Don’t we know that there are hungry people? Yes. Don’t we know that we are wasting money when we waste food? Yes. Don’t we know that we are wasting energy and precious environmental resources when we are wasting food? Yes we know.
Yet we continue to do so.
Because we are the byproduct of the society we live in. In today’s society, a good part of our buying decisions, like what we buy, when, how much is sometimes dictated more by business models of the companies than our individual needs.
The size of packaging, the expiry dates, the buy-one-get-one-free deals, everything kind of seduces us to do things we don’t really need to do.
I remember one thing distinctly. When I came to USA a few years back, one thing that struck me was the giant size of sliced bread loaf. Not only each bread slice was almost double of what I was used to in Bombay, the length of loaf was also almost close to double. There are smaller loafs available, but the half sized loaf almost costs the same as the big one. So you invariably end up buying the big one, because that’s more food per $.
You eat that a couple of times, and then you get bored eating that giant bread. It goes on the back shelf. You are busy and you are continuously buying more stuff. So that goes on back shelf. Some time later, you notice it, you pick it up and throw in trash.
Assuming average1$ perpound of food, $100 Billion are being wasted every year in food in USA. As mentioed above, all that money and energy to make it, transport it, store it , then discard it as trash and dump it goes waste when that food is wasted.
So what to do? How to manage food inventory better?
This inventory management question is a complex one and a lot of research has been done on this question. Here are some things we can do.
1. Start keeping track – First step of changing anything is being aware of it fully. When you buy food, keep track of it. When you eat food, make a note somewhere. When you throw away food, make a note. Do a food balance sheet somehow. This will help you identify a lot of bad habits.
2. Plan food- This is easier said than done. But worth trying. Even if you come up with a plan with one good point, it is worth in the long run.
3. The Toyota solution- Buy just in time. Do not buy a bulk of food in advance. Buying in bulk might save you some money in the food price. But your preferences change, your get bored, something else comes up. So you end up wasting food you bought and the savings go down the drain. So if possible, buy only two or three days worth of food at a time and buy that well planned. Decide how many lunches you will eat and what you will eat for each lunch, etc.
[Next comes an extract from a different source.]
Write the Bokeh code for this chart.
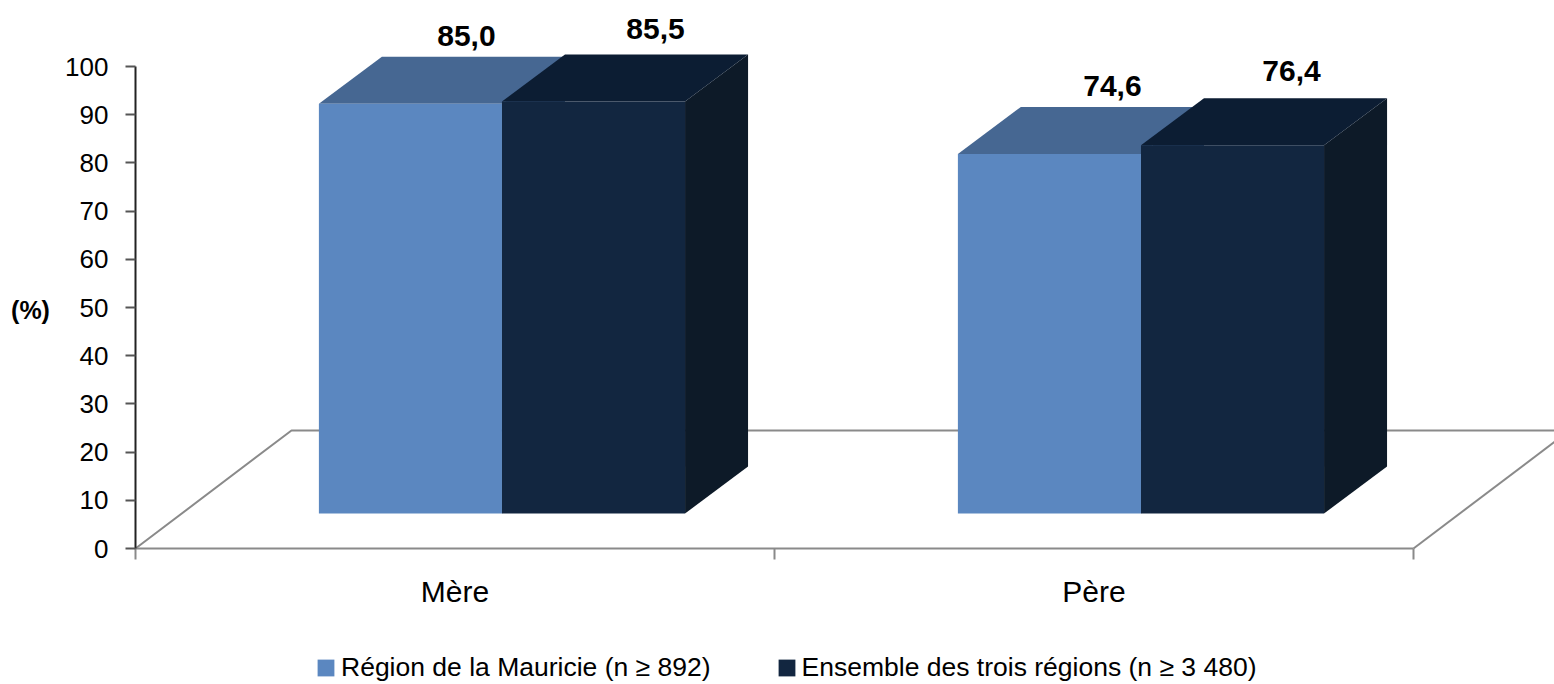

It is difficult to estimate all the energy saved when you save one pound of food from going waste. Tremendous amount of energy goes in farming, harvesting, cooking, packing, transporting, shelving, then transporting to your house, then getting picked up from your house, transporting to landfill. This entire energy spent over food life cycle will be saved.
Money wise, as mentioned above, average family spends $600 worth of food per year. Even if 15-20% of it is saved, it would mean saving about $100 per year extra (after tax saving). Nice eh? I am pretty sure you can find good use of $100 extra in your life.